18 ноября Меррей издал третью песнь «Чайльд Гарольда», а 5 декабря в свет вышли «Шильонский узник» и другие поэмы. Третья песнь «Чайльд Гарольда» еще больше поразила воображение английской публики. Каролина Лэм умоляла Меррея показать ей текст до издания. Она метко заметила: «Говоря о себе, лорд Байрон добивается успеха, он может превосходно описывать свои чувства…» Леди Байрон с интересом прочитала песнь. Она писала своей подруге, леди Анне Барнард: «Он совершенный повелитель слов и использует их, как Бонапарт жизни, для завоевания, не заботясь об их внутренней ценности… Его намеки на меня в «Чайльд Гарольде» жестоки и холодны, чтобы вызвать участие к нему самому. Он говорит, что ненависть к отцу будет, как урок, прививаться его ребенку… Мой долг – не поддаваться безнадежной и неразделенной любви, и, пока я жива, моей главной целью будет не вспоминать о нем слишком тепло».
Джон Меррей был доволен публикацией. За один вечер он продал семь тысяч экземпляров «Чайльд Гарольда» и такое же количество «Шильонского узника». Самому Байрону пришлась по душе третья песнь, в чем он и признался Муру: «Я рад, что тебе понравилось. Это прекрасный образец поэтического одиночества, мой любимый. Я чуть не сошел с ума, сочиняя его, разрываясь между метафизикой, горами, озерами, необъяснимой любовью, непроизносимыми словами и ночными кошмарами. Я бы уже давно прострелил себе голову, если бы не мысль о том, какое удовольствие это доставит моей теще…»
12 января 1817 года в Бате Клер Клермонт родила дочь, которую назвала Альба, хотя выбор имени предоставила Байрону, наивно полагая, что это будет повод написать ей. Байрон бесцеремонно писал Киннэрду о Клер: «Думаю, ты знаешь и даже видел эту странную девушку, которая предстала передо мной, как только я покинул Англию, и ты знаешь, что я опять встретил ее с Шелли и его женой в Женеве. Я никогда не любил и не притворялся, что люблю ее, но таковы мужчины, и, если восемнадцати летняя девушка постоянно заходит к тебе домой, остается только один выход. В результате у нее ребенок, и она вернулась в Англию, чтобы помочь заселению этого пустынного острова… Так люди приходят в этот мир и расселяются в нем, как говорит Джексон».

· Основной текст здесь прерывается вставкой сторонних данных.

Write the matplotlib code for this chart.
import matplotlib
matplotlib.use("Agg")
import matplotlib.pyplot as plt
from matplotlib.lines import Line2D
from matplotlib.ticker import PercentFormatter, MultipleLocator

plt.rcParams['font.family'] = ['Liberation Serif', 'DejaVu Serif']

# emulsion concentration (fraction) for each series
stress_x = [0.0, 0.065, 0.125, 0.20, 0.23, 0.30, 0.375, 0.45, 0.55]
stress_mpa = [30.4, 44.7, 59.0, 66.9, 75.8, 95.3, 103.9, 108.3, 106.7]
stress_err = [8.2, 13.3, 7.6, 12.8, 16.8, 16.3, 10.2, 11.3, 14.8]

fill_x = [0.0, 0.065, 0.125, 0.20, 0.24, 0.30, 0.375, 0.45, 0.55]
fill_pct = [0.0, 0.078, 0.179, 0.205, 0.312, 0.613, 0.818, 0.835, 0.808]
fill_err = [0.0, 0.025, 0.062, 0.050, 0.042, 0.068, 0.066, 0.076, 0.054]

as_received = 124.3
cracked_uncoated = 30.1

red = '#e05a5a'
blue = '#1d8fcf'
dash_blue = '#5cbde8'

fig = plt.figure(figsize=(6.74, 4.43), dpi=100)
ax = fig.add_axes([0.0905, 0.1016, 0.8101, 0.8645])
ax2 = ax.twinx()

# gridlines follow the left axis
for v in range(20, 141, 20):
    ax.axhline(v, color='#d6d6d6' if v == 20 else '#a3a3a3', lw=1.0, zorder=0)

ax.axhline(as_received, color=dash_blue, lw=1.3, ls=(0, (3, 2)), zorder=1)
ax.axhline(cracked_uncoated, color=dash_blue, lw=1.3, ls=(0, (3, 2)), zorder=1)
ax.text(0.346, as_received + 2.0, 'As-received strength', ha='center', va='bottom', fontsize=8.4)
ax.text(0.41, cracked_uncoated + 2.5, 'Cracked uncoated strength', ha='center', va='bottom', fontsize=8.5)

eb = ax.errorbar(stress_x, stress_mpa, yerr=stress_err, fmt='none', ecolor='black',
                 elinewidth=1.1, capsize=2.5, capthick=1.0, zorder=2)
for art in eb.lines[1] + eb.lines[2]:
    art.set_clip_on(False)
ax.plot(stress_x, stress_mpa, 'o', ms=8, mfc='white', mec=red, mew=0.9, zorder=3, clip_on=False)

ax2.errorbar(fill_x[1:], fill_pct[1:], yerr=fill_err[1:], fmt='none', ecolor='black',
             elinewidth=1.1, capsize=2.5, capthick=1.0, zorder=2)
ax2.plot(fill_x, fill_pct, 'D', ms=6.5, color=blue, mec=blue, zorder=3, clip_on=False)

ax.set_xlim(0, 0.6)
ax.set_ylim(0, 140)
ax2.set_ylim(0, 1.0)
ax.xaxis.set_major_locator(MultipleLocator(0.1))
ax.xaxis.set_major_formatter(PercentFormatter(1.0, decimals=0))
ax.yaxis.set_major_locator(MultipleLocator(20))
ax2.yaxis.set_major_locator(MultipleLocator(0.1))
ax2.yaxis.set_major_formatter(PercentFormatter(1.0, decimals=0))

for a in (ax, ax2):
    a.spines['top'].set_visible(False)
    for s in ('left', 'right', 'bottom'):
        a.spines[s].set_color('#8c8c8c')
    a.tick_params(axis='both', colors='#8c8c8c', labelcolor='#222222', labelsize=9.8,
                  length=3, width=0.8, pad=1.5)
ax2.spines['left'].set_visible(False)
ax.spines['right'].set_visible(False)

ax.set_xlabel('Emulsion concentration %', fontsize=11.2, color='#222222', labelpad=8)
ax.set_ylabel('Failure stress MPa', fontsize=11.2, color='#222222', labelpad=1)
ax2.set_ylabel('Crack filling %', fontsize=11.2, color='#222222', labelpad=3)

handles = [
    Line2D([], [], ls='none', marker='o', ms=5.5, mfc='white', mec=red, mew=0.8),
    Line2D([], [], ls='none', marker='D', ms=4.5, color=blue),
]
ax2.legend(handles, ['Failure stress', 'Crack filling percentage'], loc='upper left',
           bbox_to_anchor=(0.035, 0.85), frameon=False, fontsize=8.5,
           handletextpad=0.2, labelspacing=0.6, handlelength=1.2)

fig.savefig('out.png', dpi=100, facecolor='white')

Венеция по-прежнему очаровывала Байрона. Было что-то завораживающее в ее жителях, которые так много времени отдавали развлечениям. «Начался карнавал, – писал 2 января Байрон Меррею, – повсюду царит веселье, потому что все жители заняты интригами и развлечениями… Мне очень хорошо с Марианной… Я провел с ней много времени со дня прибытия в Венецию, и ни одни сутки не пролетали без того, чтобы не получить от одного до трех, а иногда и больше, доказательств ее любви ко мне».
Непосредственность итальянцев в любви изумляла и слегка поражала Байрона. Полное отсутствие лицемерия не вязалось с привычными нормами английского общества, но в то же время кодекс внебрачных связей был намного жестче. «Согласно этому кодексу, женщина считается добродетельной, если у нее есть муж и один любовник; если же любовников у нее два, три или больше, то она несколько необузданна…»
Но Байрон не все время проводил в развлечениях, как можно понять из его переписки. Во время карнавала он закончил поэму «Манфред», начатую им в Швейцарии. Празднества завершились 18 февраля, но Байрон задержался в городе, несмотря на приглашение Хобхауса присоединиться к нему в Риме, поскольку ночные развлечения и упорный труд подорвали здоровье Байрона. Именно в минуту душевной усталости он создал одно из самых своих замечательных стихотворений, которое вложил в письмо Муру:
Не бродить нам вечер целый
Под луной вдвоем,
Хоть любовь не оскудела
И в полях светло как днем.
Переживет ножны клинок,
Душа живая – грудь.
Самой любви приходит срок
От счастья отдохнуть.
(Перевод С. Маршака)
В это время Байрона охватило растущее недовольство своей бесцельной жизнью. Критика в «Эдинбургском обозрении» напомнила ему о его шаткой литературной репутации. Такой удар по самолюбию подорвал его уверенность и укрепил в убеждении, что сам Байрон и все его современники находятся на неверном пути по сравнению с великим Поупом. Самокритика Байрона дошла до того, что он начал осознавать «посредственность» своих творений и соглашаться с «отсутствием» воображения в избранном жанре. В такие минуты в нем крепло желание попробовать свои силы на политическом или военном поприще.